Code that draws figures >>

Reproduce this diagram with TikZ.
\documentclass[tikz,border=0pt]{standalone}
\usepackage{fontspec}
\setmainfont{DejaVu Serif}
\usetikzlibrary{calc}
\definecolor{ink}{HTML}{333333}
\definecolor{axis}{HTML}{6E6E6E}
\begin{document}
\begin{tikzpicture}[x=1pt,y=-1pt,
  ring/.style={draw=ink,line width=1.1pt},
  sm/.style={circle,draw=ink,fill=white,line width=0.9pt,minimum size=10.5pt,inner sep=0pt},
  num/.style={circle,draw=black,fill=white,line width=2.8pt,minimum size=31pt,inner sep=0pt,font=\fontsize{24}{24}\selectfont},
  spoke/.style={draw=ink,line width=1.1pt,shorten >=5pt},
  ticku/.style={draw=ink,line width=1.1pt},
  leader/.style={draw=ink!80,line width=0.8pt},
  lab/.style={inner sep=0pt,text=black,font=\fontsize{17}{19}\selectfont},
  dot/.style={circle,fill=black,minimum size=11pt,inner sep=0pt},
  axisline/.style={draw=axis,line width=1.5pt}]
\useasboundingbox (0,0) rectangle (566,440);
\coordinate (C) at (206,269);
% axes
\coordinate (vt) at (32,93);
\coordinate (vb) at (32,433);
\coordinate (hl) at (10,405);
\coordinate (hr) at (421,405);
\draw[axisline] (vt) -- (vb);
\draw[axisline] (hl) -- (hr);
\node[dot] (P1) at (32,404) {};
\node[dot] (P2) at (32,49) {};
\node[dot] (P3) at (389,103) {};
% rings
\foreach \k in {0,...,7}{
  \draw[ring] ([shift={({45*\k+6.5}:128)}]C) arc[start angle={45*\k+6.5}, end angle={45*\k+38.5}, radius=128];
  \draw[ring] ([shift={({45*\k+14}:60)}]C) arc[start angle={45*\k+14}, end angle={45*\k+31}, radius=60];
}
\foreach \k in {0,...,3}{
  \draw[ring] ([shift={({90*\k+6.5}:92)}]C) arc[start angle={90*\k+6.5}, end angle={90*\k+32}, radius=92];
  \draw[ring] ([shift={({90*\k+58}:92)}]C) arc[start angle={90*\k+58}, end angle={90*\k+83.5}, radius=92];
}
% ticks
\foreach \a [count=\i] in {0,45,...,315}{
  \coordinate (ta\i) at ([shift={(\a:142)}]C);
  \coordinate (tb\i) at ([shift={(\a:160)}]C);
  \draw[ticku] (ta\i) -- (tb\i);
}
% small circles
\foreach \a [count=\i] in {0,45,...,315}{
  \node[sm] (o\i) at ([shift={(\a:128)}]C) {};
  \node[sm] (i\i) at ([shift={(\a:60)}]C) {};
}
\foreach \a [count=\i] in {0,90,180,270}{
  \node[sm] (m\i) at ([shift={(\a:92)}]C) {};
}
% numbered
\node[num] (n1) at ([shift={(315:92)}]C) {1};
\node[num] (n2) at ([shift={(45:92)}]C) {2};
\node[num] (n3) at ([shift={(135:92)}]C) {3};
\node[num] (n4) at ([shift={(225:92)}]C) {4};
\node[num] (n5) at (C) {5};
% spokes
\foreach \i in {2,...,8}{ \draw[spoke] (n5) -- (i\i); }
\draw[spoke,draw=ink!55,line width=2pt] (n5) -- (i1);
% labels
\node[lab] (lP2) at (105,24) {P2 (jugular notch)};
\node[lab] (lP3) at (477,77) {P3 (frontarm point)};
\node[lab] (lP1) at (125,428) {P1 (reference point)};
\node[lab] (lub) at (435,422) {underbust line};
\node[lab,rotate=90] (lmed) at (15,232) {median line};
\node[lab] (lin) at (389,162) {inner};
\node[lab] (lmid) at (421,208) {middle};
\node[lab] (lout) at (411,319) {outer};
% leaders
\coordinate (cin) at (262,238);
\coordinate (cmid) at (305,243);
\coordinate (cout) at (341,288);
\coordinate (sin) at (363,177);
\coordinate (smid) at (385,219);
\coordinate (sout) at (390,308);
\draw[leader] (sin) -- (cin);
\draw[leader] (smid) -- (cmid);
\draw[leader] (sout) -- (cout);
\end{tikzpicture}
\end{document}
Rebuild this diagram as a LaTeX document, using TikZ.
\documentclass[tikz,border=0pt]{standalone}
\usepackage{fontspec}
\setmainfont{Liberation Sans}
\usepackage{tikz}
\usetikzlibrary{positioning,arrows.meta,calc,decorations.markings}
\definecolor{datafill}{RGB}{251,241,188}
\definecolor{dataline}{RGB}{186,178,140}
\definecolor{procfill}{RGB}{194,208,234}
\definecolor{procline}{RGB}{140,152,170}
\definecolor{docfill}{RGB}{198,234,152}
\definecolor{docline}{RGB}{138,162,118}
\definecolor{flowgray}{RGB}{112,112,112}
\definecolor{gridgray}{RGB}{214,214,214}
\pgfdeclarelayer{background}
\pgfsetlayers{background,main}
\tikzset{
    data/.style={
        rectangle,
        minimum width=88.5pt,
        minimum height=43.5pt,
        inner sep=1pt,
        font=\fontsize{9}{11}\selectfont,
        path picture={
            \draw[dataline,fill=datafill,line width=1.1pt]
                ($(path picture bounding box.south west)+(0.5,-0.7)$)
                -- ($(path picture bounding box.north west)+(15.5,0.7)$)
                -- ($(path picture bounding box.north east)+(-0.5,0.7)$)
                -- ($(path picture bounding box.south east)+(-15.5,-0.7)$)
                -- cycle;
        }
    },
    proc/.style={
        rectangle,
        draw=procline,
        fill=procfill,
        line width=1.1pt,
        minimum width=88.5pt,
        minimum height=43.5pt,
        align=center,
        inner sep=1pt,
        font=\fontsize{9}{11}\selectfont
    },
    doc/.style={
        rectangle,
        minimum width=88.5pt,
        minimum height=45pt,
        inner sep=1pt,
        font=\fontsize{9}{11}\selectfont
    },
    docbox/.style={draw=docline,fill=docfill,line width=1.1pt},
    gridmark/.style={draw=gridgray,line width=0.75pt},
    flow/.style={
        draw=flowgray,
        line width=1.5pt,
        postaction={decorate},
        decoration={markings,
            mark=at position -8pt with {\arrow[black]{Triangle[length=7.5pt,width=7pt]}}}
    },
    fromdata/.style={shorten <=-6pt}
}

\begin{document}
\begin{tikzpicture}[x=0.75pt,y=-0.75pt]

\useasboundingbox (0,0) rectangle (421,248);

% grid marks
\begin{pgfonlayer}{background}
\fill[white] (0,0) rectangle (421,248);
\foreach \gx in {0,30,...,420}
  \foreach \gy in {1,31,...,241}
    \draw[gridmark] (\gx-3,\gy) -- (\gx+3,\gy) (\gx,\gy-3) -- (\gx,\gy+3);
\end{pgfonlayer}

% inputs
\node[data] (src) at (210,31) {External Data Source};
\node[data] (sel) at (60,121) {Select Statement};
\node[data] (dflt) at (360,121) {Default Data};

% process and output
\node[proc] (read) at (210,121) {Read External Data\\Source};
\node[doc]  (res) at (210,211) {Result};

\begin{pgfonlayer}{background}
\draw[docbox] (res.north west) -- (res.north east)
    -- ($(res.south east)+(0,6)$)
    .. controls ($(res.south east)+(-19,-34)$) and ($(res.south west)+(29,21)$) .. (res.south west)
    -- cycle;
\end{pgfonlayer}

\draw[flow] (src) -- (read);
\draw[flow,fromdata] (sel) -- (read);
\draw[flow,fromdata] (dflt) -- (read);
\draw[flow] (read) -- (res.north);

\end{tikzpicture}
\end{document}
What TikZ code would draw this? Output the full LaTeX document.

What you need to do >> Copy the records above exactly.

Result for this exercise >>
Reproduce this diagram with TikZ.
\documentclass[tikz,border=0pt]{standalone}
\usepackage{fontspec}
\setmainfont{DejaVu Serif}
\usetikzlibrary{calc}
\definecolor{ink}{HTML}{333333}
\definecolor{axis}{HTML}{6E6E6E}
\begin{document}
\begin{tikzpicture}[x=1pt,y=-1pt,
  ring/.style={draw=ink,line width=1.1pt},
  sm/.style={circle,draw=ink,fill=white,line width=0.9pt,minimum size=10.5pt,inner sep=0pt},
  num/.style={circle,draw=black,fill=white,line width=2.8pt,minimum size=31pt,inner sep=0pt,font=\fontsize{24}{24}\selectfont},
  spoke/.style={draw=ink,line width=1.1pt,shorten >=5pt},
  ticku/.style={draw=ink,line width=1.1pt},
  leader/.style={draw=ink!80,line width=0.8pt},
  lab/.style={inner sep=0pt,text=black,font=\fontsize{17}{19}\selectfont},
  dot/.style={circle,fill=black,minimum size=11pt,inner sep=0pt},
  axisline/.style={draw=axis,line width=1.5pt}]
\useasboundingbox (0,0) rectangle (566,440);
\coordinate (C) at (206,269);
% axes
\coordinate (vt) at (32,93);
\coordinate (vb) at (32,433);
\coordinate (hl) at (10,405);
\coordinate (hr) at (421,405);
\draw[axisline] (vt) -- (vb);
\draw[axisline] (hl) -- (hr);
\node[dot] (P1) at (32,404) {};
\node[dot] (P2) at (32,49) {};
\node[dot] (P3) at (389,103) {};
% rings
\foreach \k in {0,...,7}{
  \draw[ring] ([shift={({45*\k+6.5}:128)}]C) arc[start angle={45*\k+6.5}, end angle={45*\k+38.5}, radius=128];
  \draw[ring] ([shift={({45*\k+14}:60)}]C) arc[start angle={45*\k+14}, end angle={45*\k+31}, radius=60];
}
\foreach \k in {0,...,3}{
  \draw[ring] ([shift={({90*\k+6.5}:92)}]C) arc[start angle={90*\k+6.5}, end angle={90*\k+32}, radius=92];
  \draw[ring] ([shift={({90*\k+58}:92)}]C) arc[start angle={90*\k+58}, end angle={90*\k+83.5}, radius=92];
}
% ticks
\foreach \a [count=\i] in {0,45,...,315}{
  \coordinate (ta\i) at ([shift={(\a:142)}]C);
  \coordinate (tb\i) at ([shift={(\a:160)}]C);
  \draw[ticku] (ta\i) -- (tb\i);
}
% small circles
\foreach \a [count=\i] in {0,45,...,315}{
  \node[sm] (o\i) at ([shift={(\a:128)}]C) {};
  \node[sm] (i\i) at ([shift={(\a:60)}]C) {};
}
\foreach \a [count=\i] in {0,90,180,270}{
  \node[sm] (m\i) at ([shift={(\a:92)}]C) {};
}
% numbered
\node[num] (n1) at ([shift={(315:92)}]C) {1};
\node[num] (n2) at ([shift={(45:92)}]C) {2};
\node[num] (n3) at ([shift={(135:92)}]C) {3};
\node[num] (n4) at ([shift={(225:92)}]C) {4};
\node[num] (n5) at (C) {5};
% spokes
\foreach \i in {2,...,8}{ \draw[spoke] (n5) -- (i\i); }
\draw[spoke,draw=ink!55,line width=2pt] (n5) -- (i1);
% labels
\node[lab] (lP2) at (105,24) {P2 (jugular notch)};
\node[lab] (lP3) at (477,77) {P3 (frontarm point)};
\node[lab] (lP1) at (125,428) {P1 (reference point)};
\node[lab] (lub) at (435,422) {underbust line};
\node[lab,rotate=90] (lmed) at (15,232) {median line};
\node[lab] (lin) at (389,162) {inner};
\node[lab] (lmid) at (421,208) {middle};
\node[lab] (lout) at (411,319) {outer};
% leaders
\coordinate (cin) at (262,238);
\coordinate (cmid) at (305,243);
\coordinate (cout) at (341,288);
\coordinate (sin) at (363,177);
\coordinate (smid) at (385,219);
\coordinate (sout) at (390,308);
\draw[leader] (sin) -- (cin);
\draw[leader] (smid) -- (cmid);
\draw[leader] (sout) -- (cout);
\end{tikzpicture}
\end{document}
Rebuild this diagram as a LaTeX document, using TikZ.
\documentclass[tikz,border=0pt]{standalone}
\usepackage{fontspec}
\setmainfont{Liberation Sans}
\usepackage{tikz}
\usetikzlibrary{positioning,arrows.meta,calc,decorations.markings}
\definecolor{datafill}{RGB}{251,241,188}
\definecolor{dataline}{RGB}{186,178,140}
\definecolor{procfill}{RGB}{194,208,234}
\definecolor{procline}{RGB}{140,152,170}
\definecolor{docfill}{RGB}{198,234,152}
\definecolor{docline}{RGB}{138,162,118}
\definecolor{flowgray}{RGB}{112,112,112}
\definecolor{gridgray}{RGB}{214,214,214}
\pgfdeclarelayer{background}
\pgfsetlayers{background,main}
\tikzset{
    data/.style={
        rectangle,
        minimum width=88.5pt,
        minimum height=43.5pt,
        inner sep=1pt,
        font=\fontsize{9}{11}\selectfont,
        path picture={
            \draw[dataline,fill=datafill,line width=1.1pt]
                ($(path picture bounding box.south west)+(0.5,-0.7)$)
                -- ($(path picture bounding box.north west)+(15.5,0.7)$)
                -- ($(path picture bounding box.north east)+(-0.5,0.7)$)
                -- ($(path picture bounding box.south east)+(-15.5,-0.7)$)
                -- cycle;
        }
    },
    proc/.style={
        rectangle,
        draw=procline,
        fill=procfill,
        line width=1.1pt,
        minimum width=88.5pt,
        minimum height=43.5pt,
        align=center,
        inner sep=1pt,
        font=\fontsize{9}{11}\selectfont
    },
    doc/.style={
        rectangle,
        minimum width=88.5pt,
        minimum height=45pt,
        inner sep=1pt,
        font=\fontsize{9}{11}\selectfont
    },
    docbox/.style={draw=docline,fill=docfill,line width=1.1pt},
    gridmark/.style={draw=gridgray,line width=0.75pt},
    flow/.style={
        draw=flowgray,
        line width=1.5pt,
        postaction={decorate},
        decoration={markings,
            mark=at position -8pt with {\arrow[black]{Triangle[length=7.5pt,width=7pt]}}}
    },
    fromdata/.style={shorten <=-6pt}
}

\begin{document}
\begin{tikzpicture}[x=0.75pt,y=-0.75pt]

\useasboundingbox (0,0) rectangle (421,248);

% grid marks
\begin{pgfonlayer}{background}
\fill[white] (0,0) rectangle (421,248);
\foreach \gx in {0,30,...,420}
  \foreach \gy in {1,31,...,241}
    \draw[gridmark] (\gx-3,\gy) -- (\gx+3,\gy) (\gx,\gy-3) -- (\gx,\gy+3);
\end{pgfonlayer}

% inputs
\node[data] (src) at (210,31) {External Data Source};
\node[data] (sel) at (60,121) {Select Statement};
\node[data] (dflt) at (360,121) {Default Data};

% process and output
\node[proc] (read) at (210,121) {Read External Data\\Source};
\node[doc]  (res) at (210,211) {Result};

\begin{pgfonlayer}{background}
\draw[docbox] (res.north west) -- (res.north east)
    -- ($(res.south east)+(0,6)$)
    .. controls ($(res.south east)+(-19,-34)$) and ($(res.south west)+(29,21)$) .. (res.south west)
    -- cycle;
\end{pgfonlayer}

\draw[flow] (src) -- (read);
\draw[flow,fromdata] (sel) -- (read);
\draw[flow,fromdata] (dflt) -- (read);
\draw[flow] (read) -- (res.north);

\end{tikzpicture}
\end{document}
What TikZ code would draw this? Output the full LaTeX document.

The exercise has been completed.